__Aim__: Return the material exactly, first line through the line containing "plt.rcParams['mathtext.fontset'] = 'stix'", and nothing more. Pictures stay out.

__Recorded data__:
+++
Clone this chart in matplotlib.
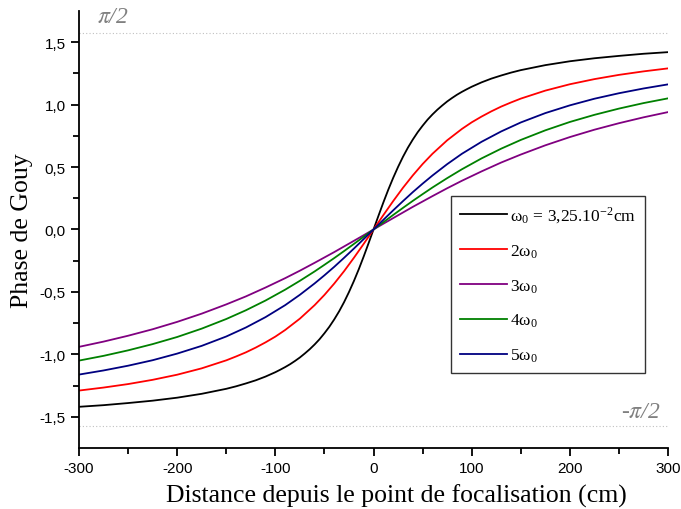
import matplotlib
matplotlib.use("Agg")
import matplotlib.pyplot as plt
import numpy as np

plt.rcParams['mathtext.fontset'] = 'stix'

# distance from focal point (cm), finer sampling for the steep black curve
z_w0 = [-300, -275, -250, -225, -200, -175, -150, -140, -130, -120, -110, -100, -95, -90, -85, -80, -75, -70, -65, -60,
        -55, -50, -45, -40, -35, -30, -25, -20, -15, -10, -5,
        0,
        5, 10, 15, 20, 25, 30, 35, 40, 45, 50, 55,
        60, 65, 70, 75, 80, 85, 90, 95, 100, 110, 120, 130, 140, 150, 175, 200, 225, 250, 275, 300]
phase_w0 = [-1.420, -1.407, -1.390, -1.371, -1.347, -1.316, -1.276, -1.256, -1.233, -1.208, -1.178, -1.143, -1.123, -1.102,
            -1.079, -1.053, -1.025, -0.993, -0.959, -0.921,
            -0.879, -0.831, -0.779, -0.720, -0.655, -0.582, -0.501, -0.413, -0.318, -0.216, -0.109,
            0.0,
            0.109, 0.216, 0.318, 0.413, 0.501, 0.582, 0.655, 0.720, 0.779, 0.831, 0.879,
            0.921, 0.959, 0.993, 1.025, 1.053, 1.079, 1.102, 1.123, 1.143, 1.178, 1.208, 1.233, 1.256, 1.276,
            1.316, 1.347, 1.371, 1.390, 1.407, 1.420]

z_2w0 = [-300, -275, -250, -225, -200, -175, -150, -140, -130, -120, -110, -100, -90, -75, -60, -50, -40, -30, -20, -10,
         0,
         10, 20, 30, 40, 50, 60, 75, 90, 100, 110, 120, 130, 140, 150, 175, 200, 225, 250, 275, 300]
phase_2w0 = [-1.290, -1.266, -1.238, -1.204, -1.163, -1.112, -1.048, -1.017, -0.984, -0.946, -0.904, -0.858, -0.805,
             -0.714, -0.606, -0.524, -0.433, -0.334, -0.227, -0.115,
             0.0,
             0.115, 0.227, 0.334, 0.433, 0.524, 0.606, 0.714, 0.805, 0.858, 0.904, 0.946, 0.984, 1.017, 1.048,
             1.112, 1.163, 1.204, 1.238, 1.266, 1.290]

z = [-300, -275, -250, -225, -200, -175, -150, -130, -110, -90, -75, -60, -50, -40, -30, -20, -10,
     0,
     10, 20, 30, 40, 50, 60, 75, 90, 110, 130, 150, 175, 200, 225, 250, 275, 300]
phase_3w0 = [-0.940, -0.898, -0.851, -0.799, -0.740, -0.674, -0.600, -0.536, -0.465, -0.390, -0.330, -0.267, -0.224, -0.181, -0.136, -0.091, -0.046,
             0.0,
             0.046, 0.091, 0.136, 0.181, 0.224, 0.267, 0.330, 0.390, 0.465, 0.536, 0.600, 0.674, 0.740, 0.799, 0.851, 0.898, 0.940]
phase_4w0 = [-1.050, -1.012, -0.968, -0.918, -0.861, -0.794, -0.717, -0.647, -0.569, -0.482, -0.411, -0.336, -0.283, -0.229, -0.173, -0.116, -0.058,
             0.0,
             0.058, 0.116, 0.173, 0.229, 0.283, 0.336, 0.411, 0.482, 0.569, 0.647, 0.717, 0.794, 0.861, 0.918, 0.968, 1.012, 1.050]
phase_5w0 = [-1.162, -1.129, -1.091, -1.047, -0.994, -0.932, -0.857, -0.785, -0.702, -0.606, -0.523, -0.432, -0.367, -0.299, -0.227, -0.153, -0.077,
             0.0,
             0.077, 0.153, 0.227, 0.299, 0.367, 0.432, 0.523, 0.606, 0.702, 0.785, 0.857, 0.932, 0.994, 1.047, 1.091, 1.129, 1.162]

series = [
    (z_w0, phase_w0, r'ω$_{\mathregular{0}}$ = 3,25.10$^{\mathregular{-2}}$cm', '#000000'),
    (z_2w0, phase_2w0, r'2ω$_{\mathregular{0}}$', '#ff0000'),
    (z, phase_3w0, r'3ω$_{\mathregular{0}}$', '#800080'),
    (z, phase_4w0, r'4ω$_{\mathregular{0}}$', '#008000'),
    (z, phase_5w0, r'5ω$_{\mathregular{0}}$', '#000080'),
]

xticks = [-300, -200, -100, 0, 100, 200, 300]
xticklabels = ['-300', '-200', '-100', '0', '100', '200', '300']
yticks = [-1.5, -1.0, -0.5, 0.0, 0.5, 1.0, 1.5]
yticklabels = ['-1,5', '-1,0', '-0,5', '0,0', '0,5', '1,0', '1,5']
half_pi = np.pi / 2

fig = plt.figure(figsize=(6.81, 5.10), dpi=100)
ax = fig.add_axes([0.116, 0.1196, 0.865, 0.857])

ax.plot([-300, 300], [half_pi, half_pi], linestyle=(0, (1, 2)), color='#c0c0c0', linewidth=0.8)
ax.plot([-300, 300], [-half_pi, -half_pi], linestyle=(0, (1, 2)), color='#c0c0c0', linewidth=0.8)

for zz, vals, lab, col in series:
    ax.plot(zz, vals, color=col, linewidth=1.3, label=lab)

ax.set_xlim(-300, 300)
ax.set_ylim(-1.75, 1.75)
ax.set_xticks(xticks)
ax.set_xticklabels(xticklabels, fontfamily='Liberation Sans', fontsize=11)
ax.set_yticks(yticks)
ax.set_yticklabels(yticklabels, fontfamily='Liberation Sans', fontsize=11)
ax.set_xticks([-250, -150, -50, 50, 150, 250], minor=True)
ax.set_yticks([-1.25, -0.75, -0.25, 0.25, 0.75, 1.25], minor=True)
ax.tick_params(which='major', direction='out', length=6, width=1.3)
ax.tick_params(which='minor', direction='out', length=4, width=1.3)

for s in ['top', 'right']:
    ax.spines[s].set_visible(False)
for s in ['left', 'bottom']:
    ax.spines[s].set_linewidth(1.3)

ax.set_xlabel('Distance depuis le point de focalisation (cm)', fontfamily='Liberation Serif', fontsize=18.5)
ax.xaxis.set_label_coords(0.538, -0.082)
ax.set_ylabel('Phase de Gouy', fontfamily='Liberation Serif', fontsize=18.5)
ax.yaxis.set_label_coords(-0.078, 0.5)

ax.text(-282, 1.665, r'$\pi$/2', color='#808080', fontsize=17, style='italic', fontfamily='Liberation Serif')
ax.text(252, -1.505, r'-$\pi$/2', color='#808080', fontsize=17, style='italic', fontfamily='Liberation Serif')

leg = ax.legend(loc='upper left', bbox_to_anchor=(0.632, 0.577), borderaxespad=0,
                prop={'family': 'Liberation Serif', 'size': 12.5}, frameon=True, fancybox=False,
                handlelength=2.7, labelspacing=1.0, borderpad=0.5, handletextpad=0.2)
leg.get_frame().set_edgecolor('black')
leg.get_frame().set_linewidth(1.0)

fig.savefig('out.png', dpi=100)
+++
__Complete response__:
Clone this chart in matplotlib.
import matplotlib
matplotlib.use("Agg")
import matplotlib.pyplot as plt
import numpy as np

plt.rcParams['mathtext.fontset'] = 'stix'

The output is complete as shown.